In 1872, the National Bank of New Zealand was founded in London as an overseas bank and shared many directors with Lloyds Bank. In 1919, Lloyds Bank acquired a small interest in the National Bank and, in 1966, purchased it outright. In 1978, the National Bank moved its head office from London to Wellington.

The commanding presence of the National Bank was further strengthened in 1994 by the takeover of the former government-owned Rural Bank from Fletcher Challenge, making it the country's leading provider of agricultural finance. In 2003, Lloyds TSB sold the National Bank to the Australia and New Zealand Banking Group and in 2013, ANZ announced that the National Bank brand (including the black horse device and colour green) would be retired.

===Middle and Far East===

In 1961, Lloyds Bank transferred its eastern division (including Cox & Kings, British army agents) to National and Grindlays Bank in exchange for a 25 per cent share in National and Grindlays (renamed Grindlays Bank in 1975).

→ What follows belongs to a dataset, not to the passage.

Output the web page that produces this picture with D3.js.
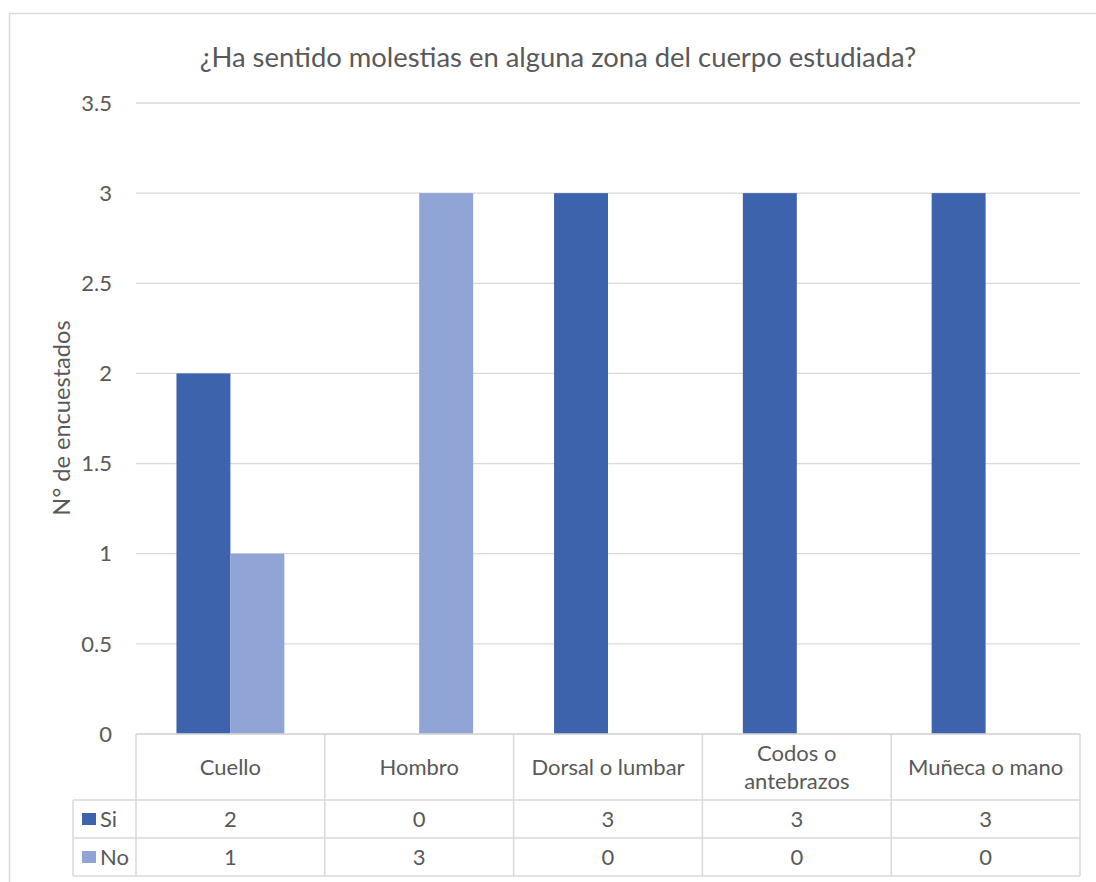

The bank retained its interest in Grindlays until 1984, at which point it was sold to the ANZ Banking Group. In 2014, it was announced that Lloyds' Coxs and Kings branch would close by 2016.

===North America===

In 1974, Lloyds Bank acquired First Western Bank and Trust Company, renaming it Lloyds Bank California to reflect the change in ownership. Lloyds Bank California acquired First State Bank of Northern California in 1976, and, in 1986, its 88 branches and US$3 billion in assets were divested to Japanese-owned Golden State Sanwa Bank for $263 million in cash.

Lloyds Bank Canada was formed in 1986, when the bank purchased the Continental Bank of Canada. In 1990, after several years of losses, Lloyds Bank sold its Canadian operation to the Hongkong Bank of Canada, a subsidiary of HSBC Holdings.